As one of the most exciting casino games for spectators, roulette has been a mainstay of modern casino floors since the creation of the roulette wheel in 18th century France. While the rules and wheel designs have varied throughout the games history, the modern day roulette wheel consists of 36 alternating black and red pockets, each marked with a number from 1 through 36, as well as one or two additional green pockets marked with zeros. The wheel is spun and a ball, spun in the opposite direction, jumps around the pockets until it eventually settles on the winning pocket for that round.
As with other casino games of chance, the game of roulette is designed and played in most modern casinos with a distinct albeit modest edge for the house. The actual advantage the house enjoys will vary slightly depending on the number of green, zero-marked pockets on the wheel, as determined by the wheel type in question. Traditional American roulette wheels feature two green zero pockets, giving the house a mathematical 5.26% edge, while European wheels utilize only a single green zero, dropping the house edge down to 2.70%.
Since roulette is inherently favored for the house, most players tend to focus on betting techniques or mechanical flaws to try to eke out their own advantage. One very famous player was the British engineer Joseph Jagger, who is among the most successful and publicly known roulette winners in history. Jagger’s plan was both devious and ingenious, ultimately proving incredibly successful during the short period with which he employed it.

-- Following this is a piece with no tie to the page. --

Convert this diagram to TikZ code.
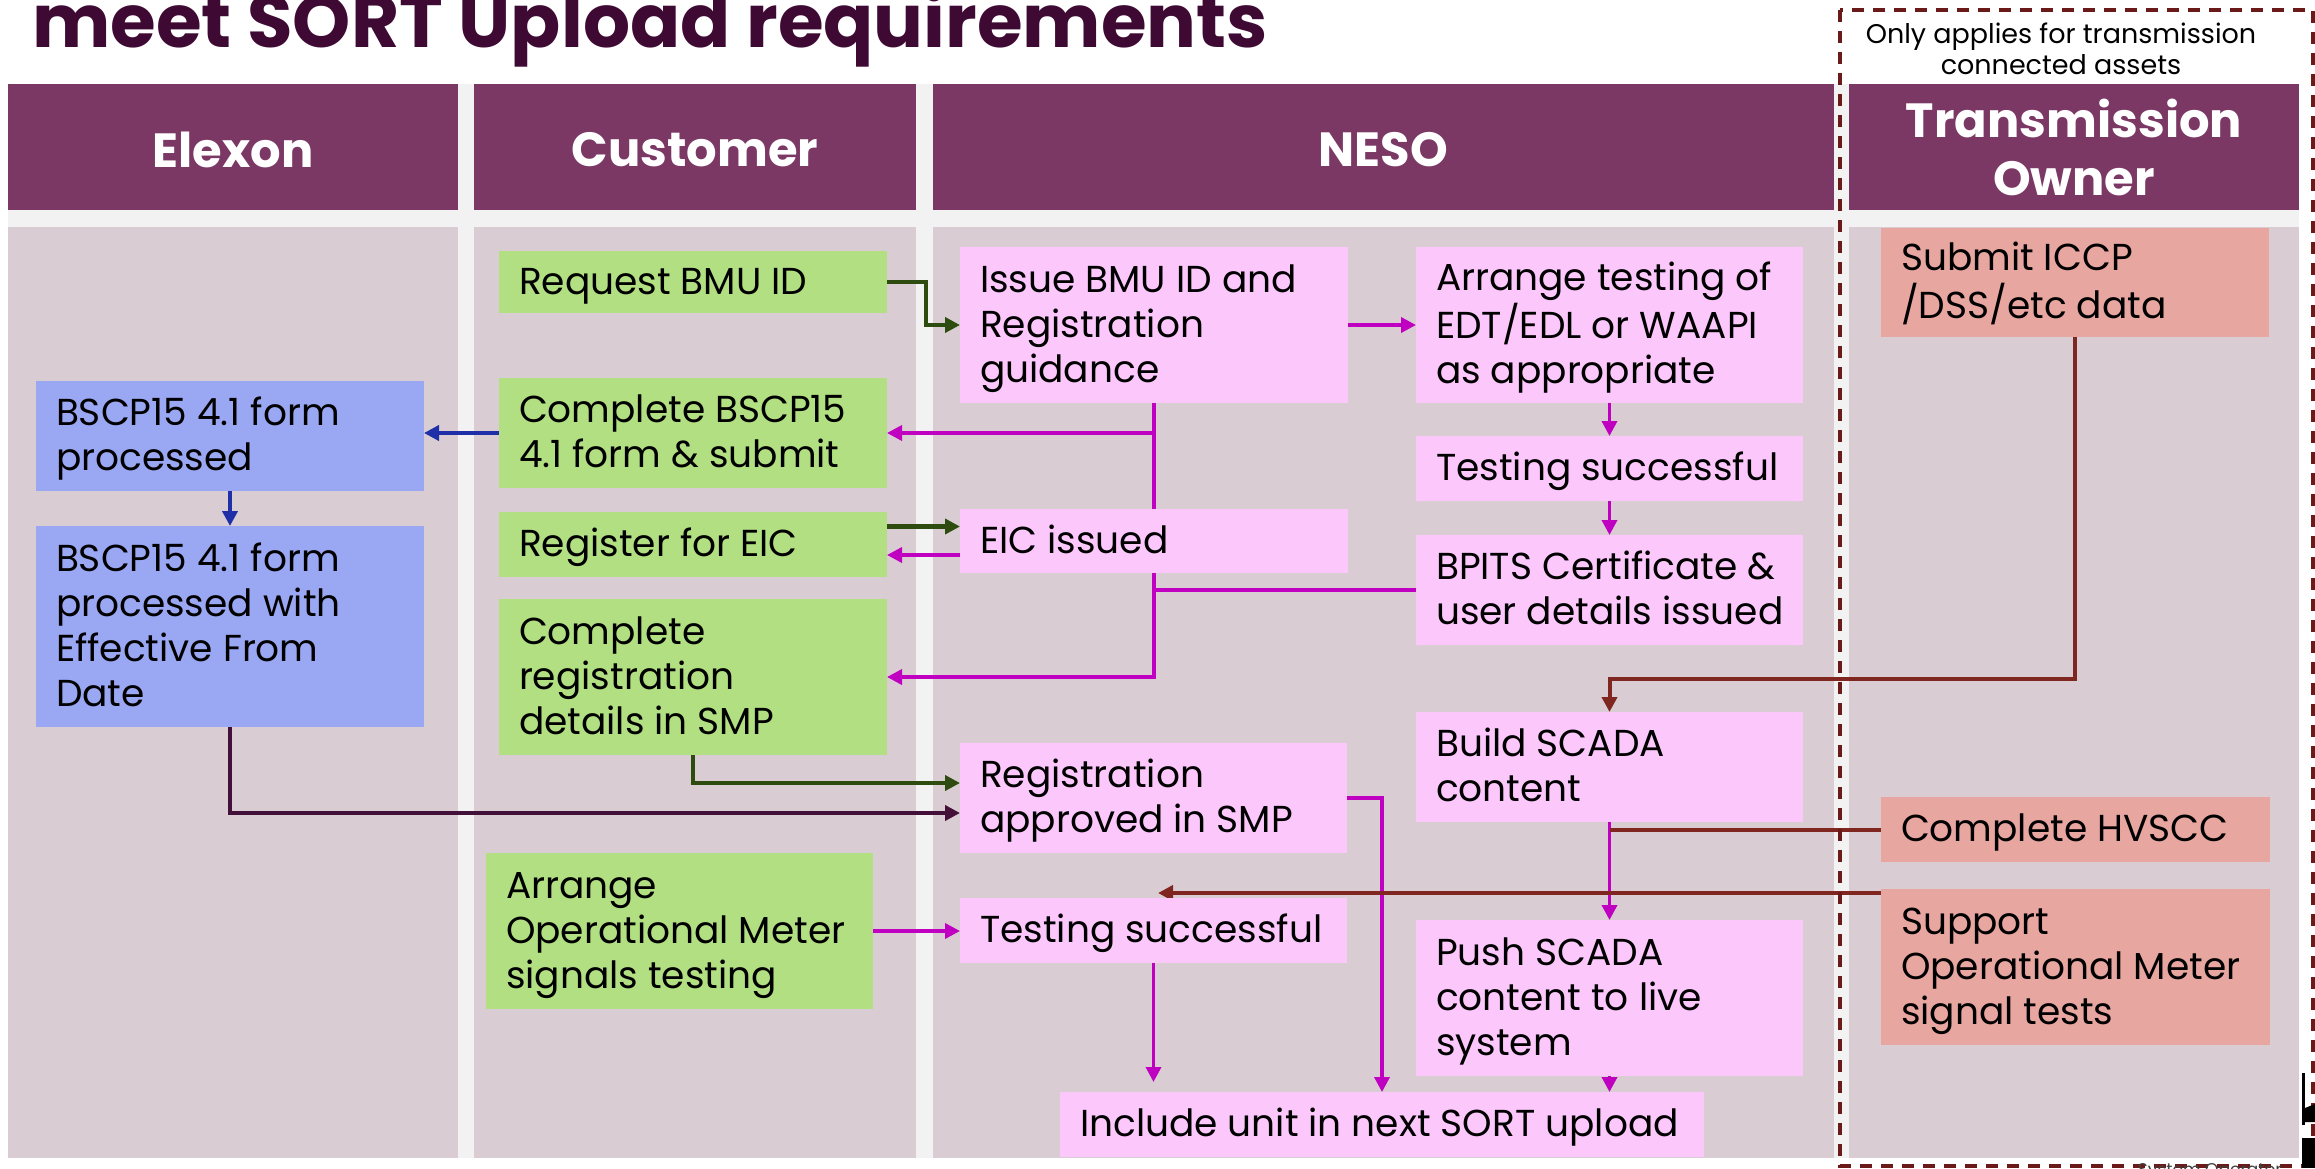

Jagger hired six accomplices in 1873 to secretly record the outcomes of the roulette wheels at the Beaux-Arts Casino in Monte Carlo. After enough time passed to allow proper analysis, Jagger discovered that one wheel in particular which had a notable scratch in it was producing far more pocketed balls on nine numbers in particular: 7, 8, 9, 17, 18, 19, 22, 28 and 29. On traditional European roulette wheels such as the flawed wheel in question, a whopping six of these nine biased numbers appear in consecutive sequence: 9-22-18-29-7-28.
Beginning July 7th, 1875, over the course of the next three days, Joseph Jagger was able to earn the equivalent of $4.8 million today! As his winning streak became recognized by the casino, wheels were shuffled around to different tables and even the metallic frets dividing the pockets were swapped frequently. These measures lead Jagger to a significant losing streak for a period before bouncing back a bit, seesawing his winning and losing over the next two days until July 12th, 1875, when Jagger elected to cut his losses and left Monte Cristo with the equivalent of around $5.5 million.
The twinkling lights, tantalizing beeps and bops, and the rapid thunk of a winning payout; these are a few of the alluring qualities that have led slot machines to becoming the most popular game for nearly all casinos worldwide. Simple to play and understand yet providing hours of entertainment, slot machines account for roughly 70% of US casino income.
While the first mechanical device similar to the modern slot machine was devised in Brooklyn, New York in 1891 by Sittman and Pitt, the first actual slot machine was created in San Francisco, California by inventor Charles Fey. Fey’s machine was the first to use three spinning wheels containing five symbols each and similar to modern slot machines, a match of three symbols on Fey’s device was a win. The true selling point for Fey was that his machine was the first to provide automatic payout, a technical possibility due to the limited nature of potential combinations.
Fey’s machine, known as Liberty Bell due to the Liberty Bell symbols used on the drums, enjoyed immense success and ultimately warranted such a high demand that competitors began creating their own copies to sell. By 1908, Liberty Bell machines (or their derivatives) were installed in the majority of locations where gamblers were thought to frequent, such as saloons, brothels, and smoke shops.